→ RECORDS:
--- --- ---
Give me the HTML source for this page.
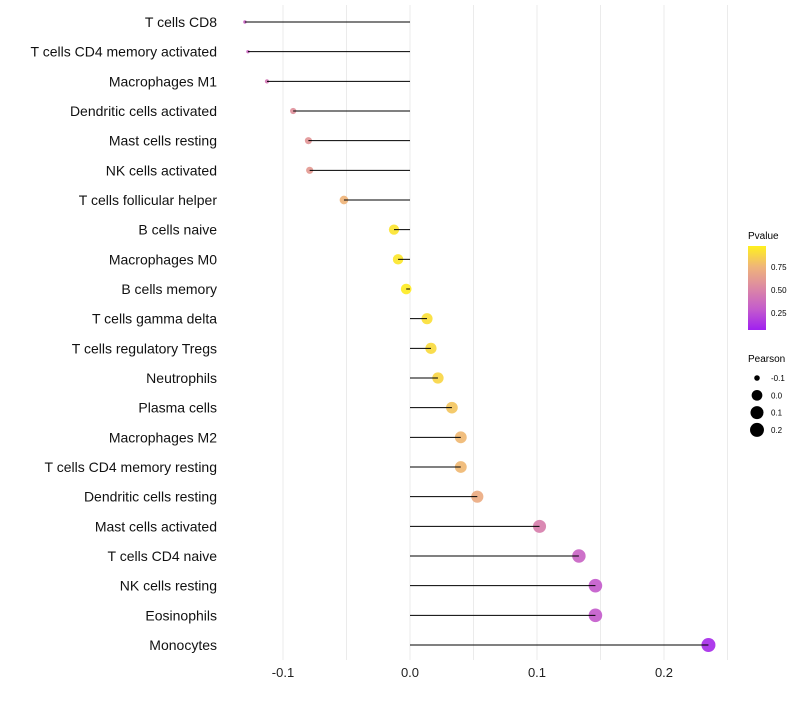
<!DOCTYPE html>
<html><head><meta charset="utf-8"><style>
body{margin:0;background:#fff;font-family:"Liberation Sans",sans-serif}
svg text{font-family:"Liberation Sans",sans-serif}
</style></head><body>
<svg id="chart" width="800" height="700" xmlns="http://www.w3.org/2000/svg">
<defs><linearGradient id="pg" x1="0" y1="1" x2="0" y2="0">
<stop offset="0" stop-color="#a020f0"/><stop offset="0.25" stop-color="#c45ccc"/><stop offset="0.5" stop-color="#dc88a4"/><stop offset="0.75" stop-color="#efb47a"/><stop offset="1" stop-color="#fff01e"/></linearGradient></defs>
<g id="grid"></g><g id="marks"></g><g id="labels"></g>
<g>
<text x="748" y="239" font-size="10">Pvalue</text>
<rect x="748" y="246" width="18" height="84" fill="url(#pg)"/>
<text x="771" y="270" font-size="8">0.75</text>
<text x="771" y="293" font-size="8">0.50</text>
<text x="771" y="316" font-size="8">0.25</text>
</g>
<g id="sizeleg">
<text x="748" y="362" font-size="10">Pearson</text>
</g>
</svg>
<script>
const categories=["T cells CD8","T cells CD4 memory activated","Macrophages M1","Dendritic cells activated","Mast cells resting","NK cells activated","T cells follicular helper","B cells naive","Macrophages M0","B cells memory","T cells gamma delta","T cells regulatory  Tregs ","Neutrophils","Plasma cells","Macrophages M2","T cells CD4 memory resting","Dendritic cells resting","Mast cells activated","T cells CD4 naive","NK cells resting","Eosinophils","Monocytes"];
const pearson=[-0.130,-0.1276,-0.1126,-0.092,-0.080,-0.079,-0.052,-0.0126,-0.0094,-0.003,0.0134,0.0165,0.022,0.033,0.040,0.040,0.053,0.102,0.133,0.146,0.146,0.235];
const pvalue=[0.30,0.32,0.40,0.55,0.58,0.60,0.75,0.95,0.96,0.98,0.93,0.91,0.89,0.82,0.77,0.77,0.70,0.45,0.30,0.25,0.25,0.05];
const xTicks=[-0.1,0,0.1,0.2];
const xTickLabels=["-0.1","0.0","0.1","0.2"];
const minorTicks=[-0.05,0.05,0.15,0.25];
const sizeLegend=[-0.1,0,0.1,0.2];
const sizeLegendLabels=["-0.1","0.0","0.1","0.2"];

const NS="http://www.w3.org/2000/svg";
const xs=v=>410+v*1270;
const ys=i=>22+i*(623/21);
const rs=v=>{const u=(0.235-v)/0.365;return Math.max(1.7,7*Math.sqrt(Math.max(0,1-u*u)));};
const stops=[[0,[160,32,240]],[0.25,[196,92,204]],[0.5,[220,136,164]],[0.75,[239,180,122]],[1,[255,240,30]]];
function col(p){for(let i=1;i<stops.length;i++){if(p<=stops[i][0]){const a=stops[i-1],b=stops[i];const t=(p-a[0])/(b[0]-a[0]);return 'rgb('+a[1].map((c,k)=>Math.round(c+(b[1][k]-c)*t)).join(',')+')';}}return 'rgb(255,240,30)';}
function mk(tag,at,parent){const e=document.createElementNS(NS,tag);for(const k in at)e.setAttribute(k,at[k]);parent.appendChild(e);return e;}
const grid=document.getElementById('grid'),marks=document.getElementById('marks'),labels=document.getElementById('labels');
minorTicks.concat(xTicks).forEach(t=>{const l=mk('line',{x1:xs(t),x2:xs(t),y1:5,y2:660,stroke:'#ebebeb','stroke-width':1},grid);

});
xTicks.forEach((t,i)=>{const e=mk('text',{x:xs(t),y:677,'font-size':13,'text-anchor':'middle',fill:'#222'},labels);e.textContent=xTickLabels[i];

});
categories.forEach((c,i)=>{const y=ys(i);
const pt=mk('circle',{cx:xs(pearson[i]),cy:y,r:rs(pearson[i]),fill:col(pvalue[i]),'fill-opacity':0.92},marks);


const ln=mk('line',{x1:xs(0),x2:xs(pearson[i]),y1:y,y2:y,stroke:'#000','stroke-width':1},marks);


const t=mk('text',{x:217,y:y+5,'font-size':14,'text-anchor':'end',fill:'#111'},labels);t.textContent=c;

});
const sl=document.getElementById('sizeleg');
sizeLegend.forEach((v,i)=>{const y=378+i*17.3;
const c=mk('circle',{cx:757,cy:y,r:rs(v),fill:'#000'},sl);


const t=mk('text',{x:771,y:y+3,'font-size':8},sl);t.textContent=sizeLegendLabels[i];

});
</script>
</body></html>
--- --- ---
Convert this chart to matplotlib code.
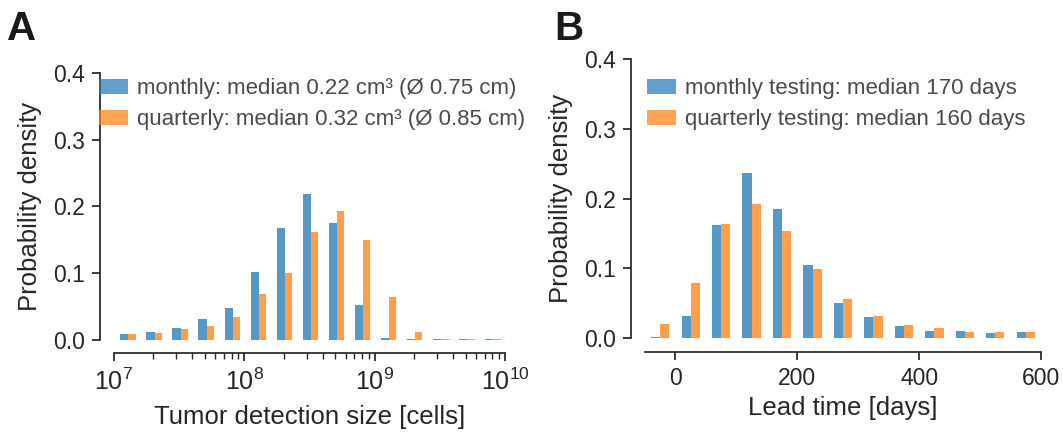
--- --- ---
→ EXERCISE DESCRIPTION:
Extract every line that has the string "this" in it.

→ TASK RESULT:
Give me the HTML source for this page.
Convert this chart to matplotlib code.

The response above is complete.